→ SET EXERCISE
Quote every line of the data below as it stands, omitting pictures.

→ DATA EXTRACT

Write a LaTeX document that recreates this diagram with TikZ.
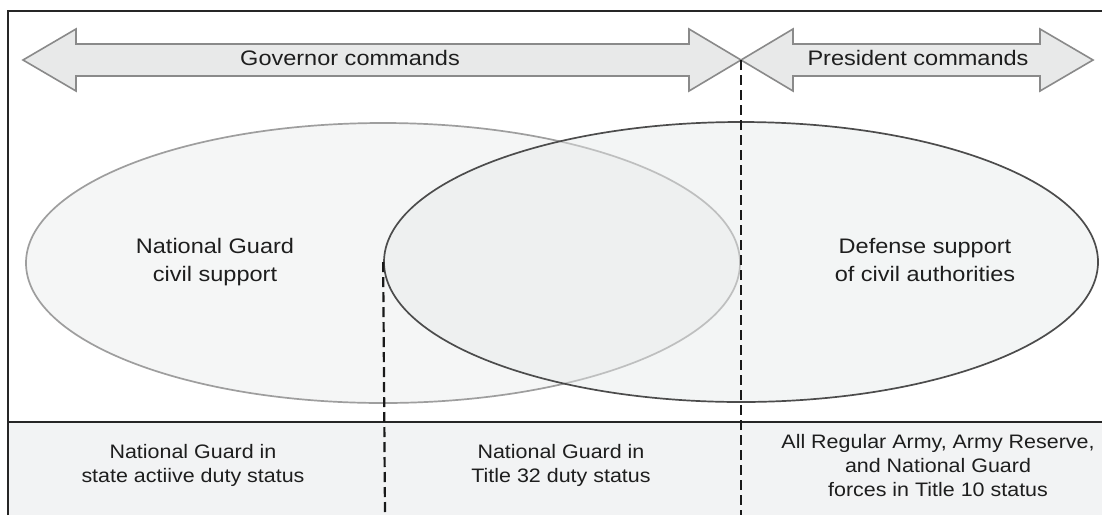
\documentclass[tikz,border=0pt]{standalone}
\usepackage{fontspec}
\setmainfont{Liberation Sans}
\usepackage{graphicx}
\usetikzlibrary{shapes.geometric}
\definecolor{arrowfill}{HTML}{E8E9E9}
\definecolor{arrowline}{HTML}{8A8A8A}
\definecolor{lightfill}{HTML}{F5F6F6}
\definecolor{rightfill}{HTML}{E6E9E9}
\definecolor{bandfill}{HTML}{F2F3F4}
\definecolor{txt}{HTML}{1E1E1E}
\newcommand{\bigtxt}[1]{\scalebox{1.12}[1]{\fontsize{21}{28}\selectfont\begin{tabular}{@{}c@{}}#1\end{tabular}}}
\newcommand{\smalltxt}[1]{\scalebox{1.1}[1]{\fontsize{19.5}{24}\selectfont\begin{tabular}{@{}c@{}}#1\end{tabular}}}
\begin{document}
\begin{tikzpicture}[x=1pt,y=-1pt,
  frameline/.style={line width=2.6pt, draw=black!85},
  bigarrow/.style={draw=arrowline, fill=arrowfill, line width=1.6pt, line join=miter},
  dashline/.style={line width=2.2pt, draw=black!90, dash pattern=on 10pt off 5pt},
  oval/.style={ellipse, minimum width=714pt, minimum height=280pt, line width=1.7pt, inner sep=0pt},
  label/.style={text=txt, inner sep=0pt}]
\useasboundingbox (0,0) rectangle (1102,515);
\fill[white] (0,0) rectangle (1102,515);
% bottom band
\fill[bandfill] (8,422) rectangle (1102,515);
% ellipses
\node[oval, draw=black!38, fill=lightfill] (ngcs) at (383,263) {};
\node[oval, draw=black!70, fill=rightfill, fill opacity=0.45] (dsca) at (741,262) {};
% arrows
\coordinate (junction) at (741,60);
\draw[bigarrow] (23,60) -- (76,29) -- (76,44) -- (689,44) -- (689,29) -- (junction) -- (689,91) -- (689,76) -- (76,76) -- (76,91) -- cycle;
\draw[bigarrow] (junction) -- (793,29) -- (793,44) -- (1040,44) -- (1040,29) -- (1093,60) -- (1040,91) -- (1040,76) -- (793,76) -- (793,91) -- cycle;
\node[label] (gov) at (350,60) {\bigtxt{Governor commands}};
\node[label] (pres) at (918,60) {\bigtxt{President commands}};
% ellipse texts
\node[label] (ngtext) at (215,262) {\bigtxt{National Guard\\civil support}};
\node[label] (dstext) at (925,262) {\bigtxt{Defense support\\of civil authorities}};
% frame
\draw[frameline] (8,515) -- (8,11) -- (1102,11);
\draw[frameline] (8,422) -- (1102,422);
% dashed dividers
\coordinate (bot1) at (385,515);
\coordinate (bot2) at (741,515);
\draw[dashline] (dsca.west) -- (bot1);
\draw[dashline] (junction) -- (bot2);
% bottom texts
\node[label] (state) at (193,466) {\smalltxt{National Guard in\\state actiive duty status}};
\node[label] (t32) at (561,466) {\smalltxt{National Guard in\\Title 32 duty status}};
\node[label] (t10) at (938,468) {\smalltxt{All Regular Army, Army Reserve,\\and National Guard\\forces in Title 10 status}};
\end{tikzpicture}
\end{document}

→ EXERCISE OUTPUT
Write a LaTeX document that recreates this diagram with TikZ.
\documentclass[tikz,border=0pt]{standalone}
\usepackage{fontspec}
\setmainfont{Liberation Sans}
\usepackage{graphicx}
\usetikzlibrary{shapes.geometric}
\definecolor{arrowfill}{HTML}{E8E9E9}
\definecolor{arrowline}{HTML}{8A8A8A}
\definecolor{lightfill}{HTML}{F5F6F6}
\definecolor{rightfill}{HTML}{E6E9E9}
\definecolor{bandfill}{HTML}{F2F3F4}
\definecolor{txt}{HTML}{1E1E1E}
\newcommand{\bigtxt}[1]{\scalebox{1.12}[1]{\fontsize{21}{28}\selectfont\begin{tabular}{@{}c@{}}#1\end{tabular}}}
\newcommand{\smalltxt}[1]{\scalebox{1.1}[1]{\fontsize{19.5}{24}\selectfont\begin{tabular}{@{}c@{}}#1\end{tabular}}}
\begin{document}
\begin{tikzpicture}[x=1pt,y=-1pt,
  frameline/.style={line width=2.6pt, draw=black!85},
  bigarrow/.style={draw=arrowline, fill=arrowfill, line width=1.6pt, line join=miter},
  dashline/.style={line width=2.2pt, draw=black!90, dash pattern=on 10pt off 5pt},
  oval/.style={ellipse, minimum width=714pt, minimum height=280pt, line width=1.7pt, inner sep=0pt},
  label/.style={text=txt, inner sep=0pt}]
\useasboundingbox (0,0) rectangle (1102,515);
\fill[white] (0,0) rectangle (1102,515);
% bottom band
\fill[bandfill] (8,422) rectangle (1102,515);
% ellipses
\node[oval, draw=black!38, fill=lightfill] (ngcs) at (383,263) {};
\node[oval, draw=black!70, fill=rightfill, fill opacity=0.45] (dsca) at (741,262) {};
% arrows
\coordinate (junction) at (741,60);
\draw[bigarrow] (23,60) -- (76,29) -- (76,44) -- (689,44) -- (689,29) -- (junction) -- (689,91) -- (689,76) -- (76,76) -- (76,91) -- cycle;
\draw[bigarrow] (junction) -- (793,29) -- (793,44) -- (1040,44) -- (1040,29) -- (1093,60) -- (1040,91) -- (1040,76) -- (793,76) -- (793,91) -- cycle;
\node[label] (gov) at (350,60) {\bigtxt{Governor commands}};
\node[label] (pres) at (918,60) {\bigtxt{President commands}};
% ellipse texts
\node[label] (ngtext) at (215,262) {\bigtxt{National Guard\\civil support}};
\node[label] (dstext) at (925,262) {\bigtxt{Defense support\\of civil authorities}};
% frame
\draw[frameline] (8,515) -- (8,11) -- (1102,11);
\draw[frameline] (8,422) -- (1102,422);
% dashed dividers
\coordinate (bot1) at (385,515);
\coordinate (bot2) at (741,515);
\draw[dashline] (dsca.west) -- (bot1);
\draw[dashline] (junction) -- (bot2);
% bottom texts
\node[label] (state) at (193,466) {\smalltxt{National Guard in\\state actiive duty status}};
\node[label] (t32) at (561,466) {\smalltxt{National Guard in\\Title 32 duty status}};
\node[label] (t10) at (938,468) {\smalltxt{All Regular Army, Army Reserve,\\and National Guard\\forces in Title 10 status}};
\end{tikzpicture}
\end{document}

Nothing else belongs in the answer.